DATA EXTRACT:
------------

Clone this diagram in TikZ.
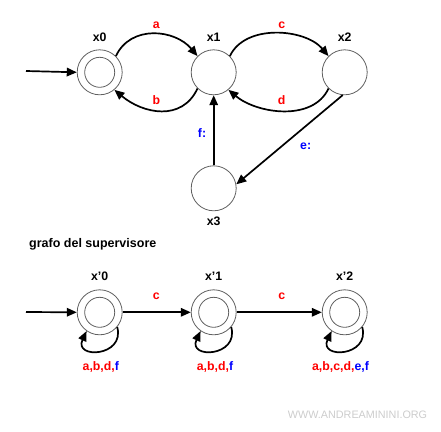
\documentclass[tikz,border=0pt]{standalone}
\usepackage{fontspec}
\setmainfont{Liberation Sans}
\usetikzlibrary{arrows.meta}
\begin{document}
\begin{tikzpicture}[x=1pt,y=-1pt,
  st/.style={circle,draw=gray!75!black,line width=0.8pt,minimum size=45pt,inner sep=0pt},
  ring/.style={draw=gray!75!black,line width=0.8pt},
  arr/.style={line width=1.7pt,-{Triangle[length=10pt,width=8.5pt]}},
  nlab/.style={font=\bfseries\fontsize{12.3}{14}\selectfont,inner sep=0pt},
  elab/.style={font=\bfseries\fontsize{12.3}{14}\selectfont,inner sep=0pt,text=red},
  blab/.style={font=\bfseries\fontsize{12.3}{14}\selectfont,inner sep=0pt,text=blue}]
\useasboundingbox (0,0) rectangle (441,431);
% top graph
\node[st] (x0) at (99.7,72.3) {};
\draw[ring] (x0.center) circle[radius=15pt];
\node[st] (x1) at (213.7,72.3) {};
\node[st] (x2) at (344.7,72.3) {};
\node[st] (x3) at (213.7,188.3) {};
\node[nlab] (lx0) at (99.7,37) {x0};
\node[nlab] (lx1) at (213.7,37) {x1};
\node[nlab] (lx2) at (344.7,37) {x2};
\node[nlab] (lx3) at (213.7,221) {x3};
\coordinate (s0) at (26,71);
\draw[arr] (s0) -- (x0.west);
\draw[arr] (x0.45) .. controls +(65:35pt) and +(130:35pt) .. (x1.135);
\draw[arr] (x1.-135) .. controls +(-115:37pt) and +(-40:37pt) .. (x0.-50);
\draw[arr] (x1.45) .. controls +(65:36pt) and +(130:36pt) .. (x2.135);
\draw[arr] (x2.-135) .. controls +(-115:37pt) and +(-40:37pt) .. (x1.-50);
\draw[arr] (x3) -- (x1);
\draw[arr] (x2.-95) -- (x3.10);
\node[elab] (la) at (156.3,25) {a};
\node[elab] (lb) at (156.3,100) {b};
\node[elab] (lc) at (281.7,25) {c};
\node[elab] (ld) at (281.7,100) {d};
\node[blab] (lf) at (202,133) {f:};
\node[blab] (le) at (305.7,146.5) {e:};
% supervisor
\node[font=\bfseries\fontsize{12.5}{14}\selectfont,inner sep=0pt,anchor=west] (title) at (29,244) {grafo del supervisore};
\node[st] (y0) at (99.7,312.3) {};
\draw[ring] (y0.center) circle[radius=15pt];
\node[st] (y1) at (213.7,312.3) {};
\draw[ring] (y1.center) circle[radius=15pt];
\node[st] (y2) at (344.7,312.3) {};
\draw[ring] (y2.center) circle[radius=15pt];
\node[nlab] (ly0) at (99.7,276) {x'0};
\node[nlab] (ly1) at (213.7,276) {x'1};
\node[nlab] (ly2) at (344.7,276) {x'2};
\coordinate (s1) at (26,312);
\draw[arr] (s1) -- (y0.west);
\draw[arr] (y0.east) -- (y1.west);
\draw[arr] (y1.east) -- (y2.west);
\node[elab] (lc1) at (156.3,296) {c};
\node[elab] (lc2) at (281.7,296) {c};
\foreach \n in {y0,y1,y2}{
  \draw[arr] (\n.-40) .. controls +(-75:31pt) and +(-115:31pt) .. (\n.-125);
}
\node[elab] (ll0) at (100.8,367) {a,b,d,\textcolor{blue}{f}};
\node[elab] (ll1) at (215,367) {a,b,d,\textcolor{blue}{f}};
\node[elab] (ll2) at (340.5,367) {a,b,c,d,\textcolor{blue}{e,f}};
\node[text=gray!40,font=\fontsize{10.8}{12}\selectfont,inner sep=0pt] (wm) at (357.5,414.3) {WWW.ANDREAMININI.ORG};
\end{tikzpicture}
\end{document}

------------

Do not include the images; transcribe the rest of the listing exactly.

TASK SOLUTION:
Clone this diagram in TikZ.
\documentclass[tikz,border=0pt]{standalone}
\usepackage{fontspec}
\setmainfont{Liberation Sans}
\usetikzlibrary{arrows.meta}
\begin{document}
\begin{tikzpicture}[x=1pt,y=-1pt,
  st/.style={circle,draw=gray!75!black,line width=0.8pt,minimum size=45pt,inner sep=0pt},
  ring/.style={draw=gray!75!black,line width=0.8pt},
  arr/.style={line width=1.7pt,-{Triangle[length=10pt,width=8.5pt]}},
  nlab/.style={font=\bfseries\fontsize{12.3}{14}\selectfont,inner sep=0pt},
  elab/.style={font=\bfseries\fontsize{12.3}{14}\selectfont,inner sep=0pt,text=red},
  blab/.style={font=\bfseries\fontsize{12.3}{14}\selectfont,inner sep=0pt,text=blue}]
\useasboundingbox (0,0) rectangle (441,431);
% top graph
\node[st] (x0) at (99.7,72.3) {};
\draw[ring] (x0.center) circle[radius=15pt];
\node[st] (x1) at (213.7,72.3) {};
\node[st] (x2) at (344.7,72.3) {};
\node[st] (x3) at (213.7,188.3) {};
\node[nlab] (lx0) at (99.7,37) {x0};
\node[nlab] (lx1) at (213.7,37) {x1};
\node[nlab] (lx2) at (344.7,37) {x2};
\node[nlab] (lx3) at (213.7,221) {x3};
\coordinate (s0) at (26,71);
\draw[arr] (s0) -- (x0.west);
\draw[arr] (x0.45) .. controls +(65:35pt) and +(130:35pt) .. (x1.135);
\draw[arr] (x1.-135) .. controls +(-115:37pt) and +(-40:37pt) .. (x0.-50);
\draw[arr] (x1.45) .. controls +(65:36pt) and +(130:36pt) .. (x2.135);
\draw[arr] (x2.-135) .. controls +(-115:37pt) and +(-40:37pt) .. (x1.-50);
\draw[arr] (x3) -- (x1);
\draw[arr] (x2.-95) -- (x3.10);
\node[elab] (la) at (156.3,25) {a};
\node[elab] (lb) at (156.3,100) {b};
\node[elab] (lc) at (281.7,25) {c};
\node[elab] (ld) at (281.7,100) {d};
\node[blab] (lf) at (202,133) {f:};
\node[blab] (le) at (305.7,146.5) {e:};
% supervisor
\node[font=\bfseries\fontsize{12.5}{14}\selectfont,inner sep=0pt,anchor=west] (title) at (29,244) {grafo del supervisore};
\node[st] (y0) at (99.7,312.3) {};
\draw[ring] (y0.center) circle[radius=15pt];
\node[st] (y1) at (213.7,312.3) {};
\draw[ring] (y1.center) circle[radius=15pt];
\node[st] (y2) at (344.7,312.3) {};
\draw[ring] (y2.center) circle[radius=15pt];
\node[nlab] (ly0) at (99.7,276) {x'0};
\node[nlab] (ly1) at (213.7,276) {x'1};
\node[nlab] (ly2) at (344.7,276) {x'2};
\coordinate (s1) at (26,312);
\draw[arr] (s1) -- (y0.west);
\draw[arr] (y0.east) -- (y1.west);
\draw[arr] (y1.east) -- (y2.west);
\node[elab] (lc1) at (156.3,296) {c};
\node[elab] (lc2) at (281.7,296) {c};
\foreach \n in {y0,y1,y2}{
  \draw[arr] (\n.-40) .. controls +(-75:31pt) and +(-115:31pt) .. (\n.-125);
}
\node[elab] (ll0) at (100.8,367) {a,b,d,\textcolor{blue}{f}};
\node[elab] (ll1) at (215,367) {a,b,d,\textcolor{blue}{f}};
\node[elab] (ll2) at (340.5,367) {a,b,c,d,\textcolor{blue}{e,f}};
\node[text=gray!40,font=\fontsize{10.8}{12}\selectfont,inner sep=0pt] (wm) at (357.5,414.3) {WWW.ANDREAMININI.ORG};
\end{tikzpicture}
\end{document}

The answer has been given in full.